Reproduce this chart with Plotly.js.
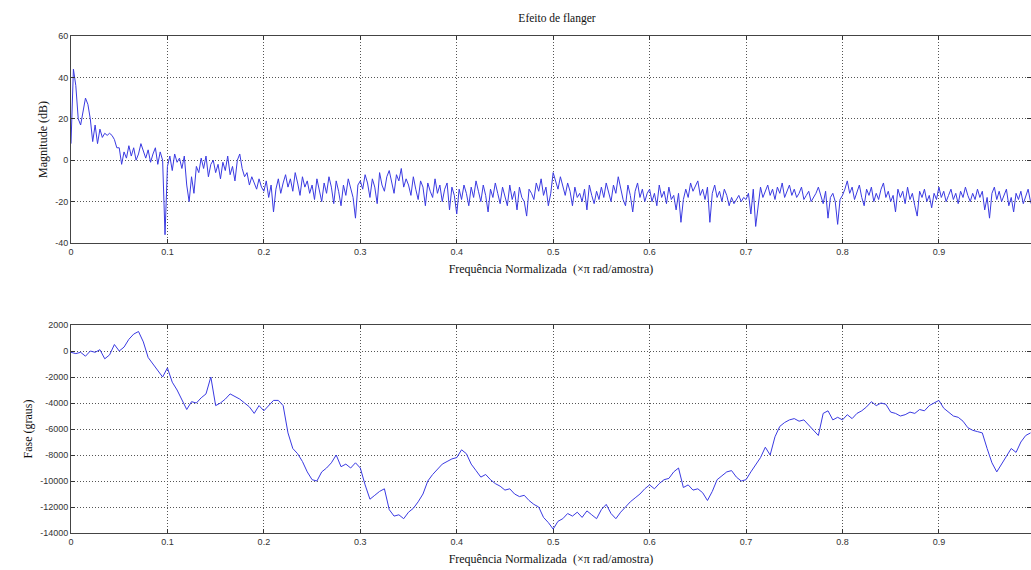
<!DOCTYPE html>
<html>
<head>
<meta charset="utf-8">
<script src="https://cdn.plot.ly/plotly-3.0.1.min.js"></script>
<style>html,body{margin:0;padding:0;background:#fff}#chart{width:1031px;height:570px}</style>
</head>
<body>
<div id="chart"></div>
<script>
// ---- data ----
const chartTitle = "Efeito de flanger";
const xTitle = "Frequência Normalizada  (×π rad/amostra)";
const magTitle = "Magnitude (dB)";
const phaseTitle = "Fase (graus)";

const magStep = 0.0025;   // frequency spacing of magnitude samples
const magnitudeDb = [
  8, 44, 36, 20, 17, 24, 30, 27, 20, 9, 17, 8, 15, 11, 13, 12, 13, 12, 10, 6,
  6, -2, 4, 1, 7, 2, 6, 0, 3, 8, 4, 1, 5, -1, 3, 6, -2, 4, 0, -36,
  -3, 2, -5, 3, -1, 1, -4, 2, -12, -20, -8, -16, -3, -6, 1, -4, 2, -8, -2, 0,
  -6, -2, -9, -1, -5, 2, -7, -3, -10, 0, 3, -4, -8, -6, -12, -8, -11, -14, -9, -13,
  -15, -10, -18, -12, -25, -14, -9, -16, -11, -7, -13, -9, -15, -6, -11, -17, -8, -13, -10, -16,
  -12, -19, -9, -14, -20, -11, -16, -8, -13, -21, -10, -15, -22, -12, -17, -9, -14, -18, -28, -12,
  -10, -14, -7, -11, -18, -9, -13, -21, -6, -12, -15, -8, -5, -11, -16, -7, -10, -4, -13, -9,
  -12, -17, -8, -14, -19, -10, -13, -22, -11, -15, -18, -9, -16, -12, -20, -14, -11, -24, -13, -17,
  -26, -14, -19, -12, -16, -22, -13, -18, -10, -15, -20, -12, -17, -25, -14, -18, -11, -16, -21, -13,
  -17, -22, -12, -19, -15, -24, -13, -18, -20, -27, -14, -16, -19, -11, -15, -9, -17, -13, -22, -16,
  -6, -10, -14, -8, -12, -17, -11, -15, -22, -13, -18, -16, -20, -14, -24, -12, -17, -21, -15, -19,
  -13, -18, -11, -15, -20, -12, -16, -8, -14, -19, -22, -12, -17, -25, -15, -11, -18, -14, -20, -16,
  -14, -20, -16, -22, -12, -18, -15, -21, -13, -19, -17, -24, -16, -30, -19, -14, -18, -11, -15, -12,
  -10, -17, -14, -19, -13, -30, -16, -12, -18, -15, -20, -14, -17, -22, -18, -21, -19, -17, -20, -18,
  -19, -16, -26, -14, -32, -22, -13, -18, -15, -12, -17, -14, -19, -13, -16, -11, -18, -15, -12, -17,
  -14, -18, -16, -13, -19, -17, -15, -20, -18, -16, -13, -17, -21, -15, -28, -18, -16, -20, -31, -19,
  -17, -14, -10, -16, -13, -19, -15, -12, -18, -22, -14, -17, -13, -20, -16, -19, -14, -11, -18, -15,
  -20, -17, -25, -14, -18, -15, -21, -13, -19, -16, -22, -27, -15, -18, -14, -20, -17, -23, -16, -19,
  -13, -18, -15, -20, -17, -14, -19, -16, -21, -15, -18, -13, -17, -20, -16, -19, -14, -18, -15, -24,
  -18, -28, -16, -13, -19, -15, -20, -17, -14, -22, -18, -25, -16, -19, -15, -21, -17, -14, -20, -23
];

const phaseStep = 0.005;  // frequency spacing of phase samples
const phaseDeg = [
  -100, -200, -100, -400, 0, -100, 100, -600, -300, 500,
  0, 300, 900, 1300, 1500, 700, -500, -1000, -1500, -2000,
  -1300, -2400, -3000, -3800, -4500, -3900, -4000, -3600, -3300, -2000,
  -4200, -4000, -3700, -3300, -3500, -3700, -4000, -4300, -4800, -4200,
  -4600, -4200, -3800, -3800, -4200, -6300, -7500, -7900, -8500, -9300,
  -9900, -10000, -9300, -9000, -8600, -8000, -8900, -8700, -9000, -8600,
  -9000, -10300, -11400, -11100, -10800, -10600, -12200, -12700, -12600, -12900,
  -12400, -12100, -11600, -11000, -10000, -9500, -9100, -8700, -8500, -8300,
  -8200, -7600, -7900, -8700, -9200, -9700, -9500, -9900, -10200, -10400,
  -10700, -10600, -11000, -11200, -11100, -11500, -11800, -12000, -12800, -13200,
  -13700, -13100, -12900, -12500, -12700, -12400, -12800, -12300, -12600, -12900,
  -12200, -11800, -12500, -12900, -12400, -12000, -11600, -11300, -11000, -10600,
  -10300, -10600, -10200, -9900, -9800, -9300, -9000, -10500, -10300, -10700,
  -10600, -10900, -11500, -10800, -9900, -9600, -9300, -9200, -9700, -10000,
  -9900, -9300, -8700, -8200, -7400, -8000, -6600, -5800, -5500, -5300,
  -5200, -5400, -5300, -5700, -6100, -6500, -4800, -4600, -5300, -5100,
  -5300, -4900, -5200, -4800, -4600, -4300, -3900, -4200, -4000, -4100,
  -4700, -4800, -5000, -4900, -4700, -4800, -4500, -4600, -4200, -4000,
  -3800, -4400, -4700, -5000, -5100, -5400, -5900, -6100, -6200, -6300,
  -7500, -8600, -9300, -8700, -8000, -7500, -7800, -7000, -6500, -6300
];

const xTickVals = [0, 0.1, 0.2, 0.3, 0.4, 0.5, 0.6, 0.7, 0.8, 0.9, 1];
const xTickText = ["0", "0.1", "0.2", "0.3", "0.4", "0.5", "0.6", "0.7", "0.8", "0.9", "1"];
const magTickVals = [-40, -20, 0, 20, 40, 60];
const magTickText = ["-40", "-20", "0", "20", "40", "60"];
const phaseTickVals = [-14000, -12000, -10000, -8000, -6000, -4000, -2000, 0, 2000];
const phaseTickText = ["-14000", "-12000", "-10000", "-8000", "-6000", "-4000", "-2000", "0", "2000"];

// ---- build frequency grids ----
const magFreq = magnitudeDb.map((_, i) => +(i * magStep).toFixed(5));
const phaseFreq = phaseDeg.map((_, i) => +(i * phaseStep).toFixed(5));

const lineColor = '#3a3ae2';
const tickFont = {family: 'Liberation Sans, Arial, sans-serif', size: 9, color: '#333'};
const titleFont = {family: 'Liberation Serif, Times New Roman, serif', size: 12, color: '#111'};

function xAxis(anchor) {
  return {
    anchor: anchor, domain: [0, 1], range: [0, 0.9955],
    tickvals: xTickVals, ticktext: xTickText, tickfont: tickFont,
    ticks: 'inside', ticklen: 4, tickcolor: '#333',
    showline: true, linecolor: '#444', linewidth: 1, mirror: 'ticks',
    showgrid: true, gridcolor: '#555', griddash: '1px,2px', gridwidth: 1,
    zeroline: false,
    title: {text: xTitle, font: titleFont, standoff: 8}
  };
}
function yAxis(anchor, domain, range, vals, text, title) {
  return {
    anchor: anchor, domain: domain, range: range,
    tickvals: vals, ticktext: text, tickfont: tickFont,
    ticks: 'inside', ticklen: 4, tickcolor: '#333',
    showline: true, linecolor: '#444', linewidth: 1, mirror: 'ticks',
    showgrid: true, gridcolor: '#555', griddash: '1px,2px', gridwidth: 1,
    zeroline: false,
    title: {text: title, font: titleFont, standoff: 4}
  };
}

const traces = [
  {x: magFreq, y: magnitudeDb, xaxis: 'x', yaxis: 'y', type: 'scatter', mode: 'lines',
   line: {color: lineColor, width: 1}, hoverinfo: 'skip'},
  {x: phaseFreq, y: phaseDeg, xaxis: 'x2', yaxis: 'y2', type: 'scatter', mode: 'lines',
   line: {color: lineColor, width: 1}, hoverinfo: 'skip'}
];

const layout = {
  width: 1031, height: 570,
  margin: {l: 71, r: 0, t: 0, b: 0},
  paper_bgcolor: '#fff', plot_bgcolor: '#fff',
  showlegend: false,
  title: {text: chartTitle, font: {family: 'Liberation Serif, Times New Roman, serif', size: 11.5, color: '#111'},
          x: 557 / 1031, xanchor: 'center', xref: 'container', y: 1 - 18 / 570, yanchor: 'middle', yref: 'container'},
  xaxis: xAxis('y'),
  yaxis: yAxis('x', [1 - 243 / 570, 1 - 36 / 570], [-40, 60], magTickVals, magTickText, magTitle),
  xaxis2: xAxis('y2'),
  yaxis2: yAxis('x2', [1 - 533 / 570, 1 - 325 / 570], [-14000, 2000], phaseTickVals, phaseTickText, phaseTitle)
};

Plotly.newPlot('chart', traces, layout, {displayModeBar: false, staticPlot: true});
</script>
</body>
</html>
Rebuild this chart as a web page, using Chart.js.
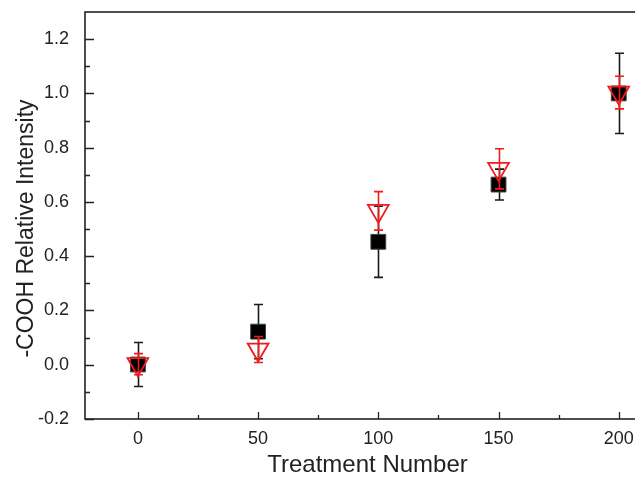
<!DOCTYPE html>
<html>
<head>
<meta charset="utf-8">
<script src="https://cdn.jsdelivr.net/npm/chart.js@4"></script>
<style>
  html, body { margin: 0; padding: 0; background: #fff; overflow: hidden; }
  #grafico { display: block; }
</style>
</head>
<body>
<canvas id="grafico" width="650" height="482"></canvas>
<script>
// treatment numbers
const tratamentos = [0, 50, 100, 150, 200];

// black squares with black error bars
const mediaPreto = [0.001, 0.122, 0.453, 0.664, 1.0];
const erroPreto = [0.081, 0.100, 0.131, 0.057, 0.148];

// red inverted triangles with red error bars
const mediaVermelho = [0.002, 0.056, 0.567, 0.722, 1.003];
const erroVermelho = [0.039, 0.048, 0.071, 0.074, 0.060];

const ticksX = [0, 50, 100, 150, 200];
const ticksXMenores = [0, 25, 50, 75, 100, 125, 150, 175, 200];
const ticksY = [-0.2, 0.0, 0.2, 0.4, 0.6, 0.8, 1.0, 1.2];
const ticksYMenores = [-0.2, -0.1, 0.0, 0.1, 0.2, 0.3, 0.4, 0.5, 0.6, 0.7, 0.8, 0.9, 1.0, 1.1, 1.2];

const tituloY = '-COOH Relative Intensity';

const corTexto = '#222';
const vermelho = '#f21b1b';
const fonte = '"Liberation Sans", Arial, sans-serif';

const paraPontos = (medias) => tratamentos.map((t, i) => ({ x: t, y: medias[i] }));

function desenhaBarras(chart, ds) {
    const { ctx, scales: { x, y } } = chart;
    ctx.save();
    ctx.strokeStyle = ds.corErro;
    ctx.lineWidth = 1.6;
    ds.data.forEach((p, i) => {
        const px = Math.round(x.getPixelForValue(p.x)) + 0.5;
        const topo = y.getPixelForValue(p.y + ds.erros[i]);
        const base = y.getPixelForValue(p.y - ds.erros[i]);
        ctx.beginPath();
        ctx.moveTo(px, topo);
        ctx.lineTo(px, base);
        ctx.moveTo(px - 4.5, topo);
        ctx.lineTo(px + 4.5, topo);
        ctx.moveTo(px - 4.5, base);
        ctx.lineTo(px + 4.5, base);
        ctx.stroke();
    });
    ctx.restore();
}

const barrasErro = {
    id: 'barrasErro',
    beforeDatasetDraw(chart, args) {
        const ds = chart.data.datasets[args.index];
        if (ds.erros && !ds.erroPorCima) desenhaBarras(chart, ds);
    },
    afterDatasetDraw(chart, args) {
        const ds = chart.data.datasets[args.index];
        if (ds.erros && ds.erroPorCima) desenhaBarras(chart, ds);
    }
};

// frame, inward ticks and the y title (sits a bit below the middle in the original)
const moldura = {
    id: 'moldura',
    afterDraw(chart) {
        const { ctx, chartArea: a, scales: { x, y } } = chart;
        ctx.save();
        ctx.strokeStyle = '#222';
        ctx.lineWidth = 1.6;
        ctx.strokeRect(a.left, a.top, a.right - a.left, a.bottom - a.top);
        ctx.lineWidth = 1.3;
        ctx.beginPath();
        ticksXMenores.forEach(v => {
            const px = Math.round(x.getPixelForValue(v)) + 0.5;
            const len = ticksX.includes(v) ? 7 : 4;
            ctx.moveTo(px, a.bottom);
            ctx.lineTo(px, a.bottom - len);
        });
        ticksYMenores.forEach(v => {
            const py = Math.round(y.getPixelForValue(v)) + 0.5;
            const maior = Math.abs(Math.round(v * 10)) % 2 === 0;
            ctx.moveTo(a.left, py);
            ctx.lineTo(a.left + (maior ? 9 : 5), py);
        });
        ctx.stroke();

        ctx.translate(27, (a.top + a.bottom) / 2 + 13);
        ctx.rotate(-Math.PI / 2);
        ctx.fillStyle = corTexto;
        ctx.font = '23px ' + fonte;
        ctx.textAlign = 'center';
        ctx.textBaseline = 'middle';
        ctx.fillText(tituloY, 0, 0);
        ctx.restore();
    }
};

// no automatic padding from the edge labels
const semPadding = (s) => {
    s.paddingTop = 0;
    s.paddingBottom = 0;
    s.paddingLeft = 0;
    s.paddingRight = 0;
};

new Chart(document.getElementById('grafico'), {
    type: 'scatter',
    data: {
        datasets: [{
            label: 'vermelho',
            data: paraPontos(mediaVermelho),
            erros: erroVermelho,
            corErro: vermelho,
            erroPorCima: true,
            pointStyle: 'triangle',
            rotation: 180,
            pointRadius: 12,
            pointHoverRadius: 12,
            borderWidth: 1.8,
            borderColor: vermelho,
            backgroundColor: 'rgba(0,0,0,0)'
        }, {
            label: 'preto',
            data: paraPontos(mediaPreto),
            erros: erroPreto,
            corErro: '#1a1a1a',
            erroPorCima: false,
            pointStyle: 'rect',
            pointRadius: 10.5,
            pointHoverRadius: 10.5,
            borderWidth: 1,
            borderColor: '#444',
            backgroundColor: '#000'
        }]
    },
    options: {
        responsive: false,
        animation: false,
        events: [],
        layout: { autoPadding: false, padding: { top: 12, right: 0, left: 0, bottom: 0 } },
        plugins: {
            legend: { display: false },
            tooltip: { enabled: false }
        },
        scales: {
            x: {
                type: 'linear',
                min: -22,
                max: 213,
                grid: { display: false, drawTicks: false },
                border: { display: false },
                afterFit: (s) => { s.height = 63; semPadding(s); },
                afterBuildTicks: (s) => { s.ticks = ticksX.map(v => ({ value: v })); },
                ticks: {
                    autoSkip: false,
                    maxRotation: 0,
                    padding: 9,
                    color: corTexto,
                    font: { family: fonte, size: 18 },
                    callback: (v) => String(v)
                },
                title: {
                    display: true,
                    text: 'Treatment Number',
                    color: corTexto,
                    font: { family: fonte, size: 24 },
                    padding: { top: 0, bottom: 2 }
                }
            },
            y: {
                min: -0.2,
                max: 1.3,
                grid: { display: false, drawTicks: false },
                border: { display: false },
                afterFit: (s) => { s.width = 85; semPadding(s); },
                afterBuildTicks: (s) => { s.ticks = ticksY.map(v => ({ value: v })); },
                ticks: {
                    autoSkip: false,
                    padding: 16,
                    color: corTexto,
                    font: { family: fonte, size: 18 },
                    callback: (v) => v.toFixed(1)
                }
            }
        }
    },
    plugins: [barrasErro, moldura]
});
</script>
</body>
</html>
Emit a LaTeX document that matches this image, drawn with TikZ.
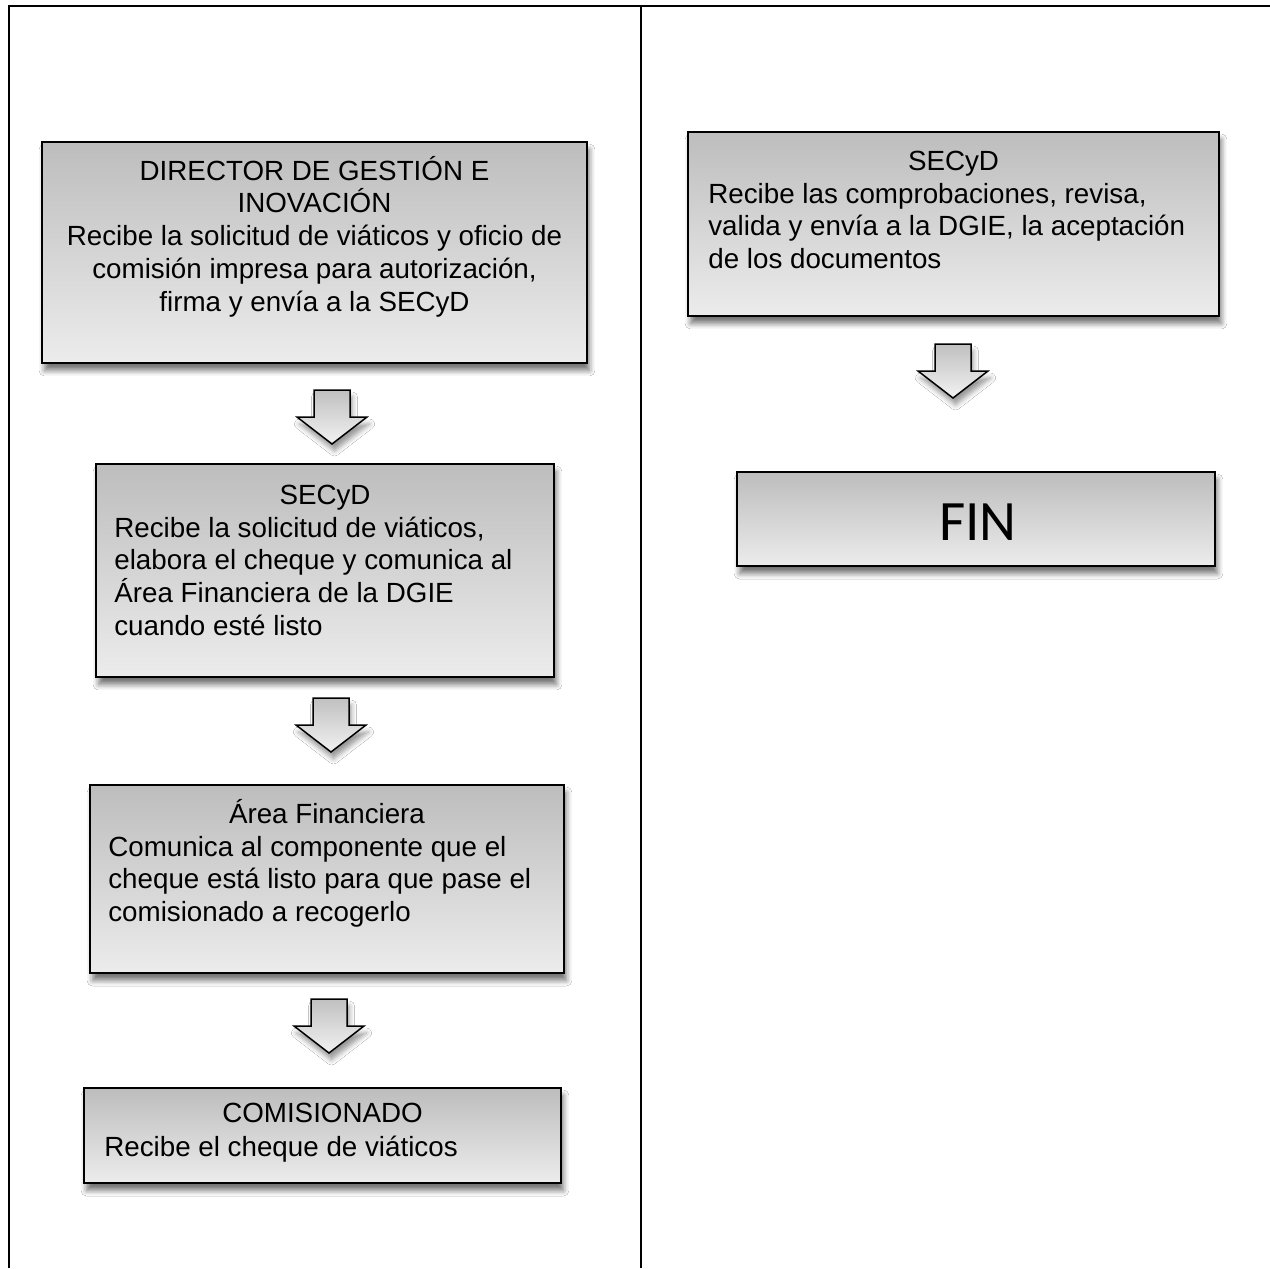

◆ WORK TO DO ◆
In the entries above, find the line that contains "Rebuild this chart" and the line that contains "const erroPreto = [0.081, 0.100, 0.131, 0.057, 0.148];". Reproduce exactly those two lines and every line between them, but not the pictures.

◆ RESPONSE ◆
Rebuild this chart as a web page, using Chart.js.
<!DOCTYPE html>
<html>
<head>
<meta charset="utf-8">
<script src="https://cdn.jsdelivr.net/npm/chart.js@4"></script>
<style>
  html, body { margin: 0; padding: 0; background: #fff; overflow: hidden; }
  #grafico { display: block; }
</style>
</head>
<body>
<canvas id="grafico" width="650" height="482"></canvas>
<script>
// treatment numbers
const tratamentos = [0, 50, 100, 150, 200];

// black squares with black error bars
const mediaPreto = [0.001, 0.122, 0.453, 0.664, 1.0];
const erroPreto = [0.081, 0.100, 0.131, 0.057, 0.148];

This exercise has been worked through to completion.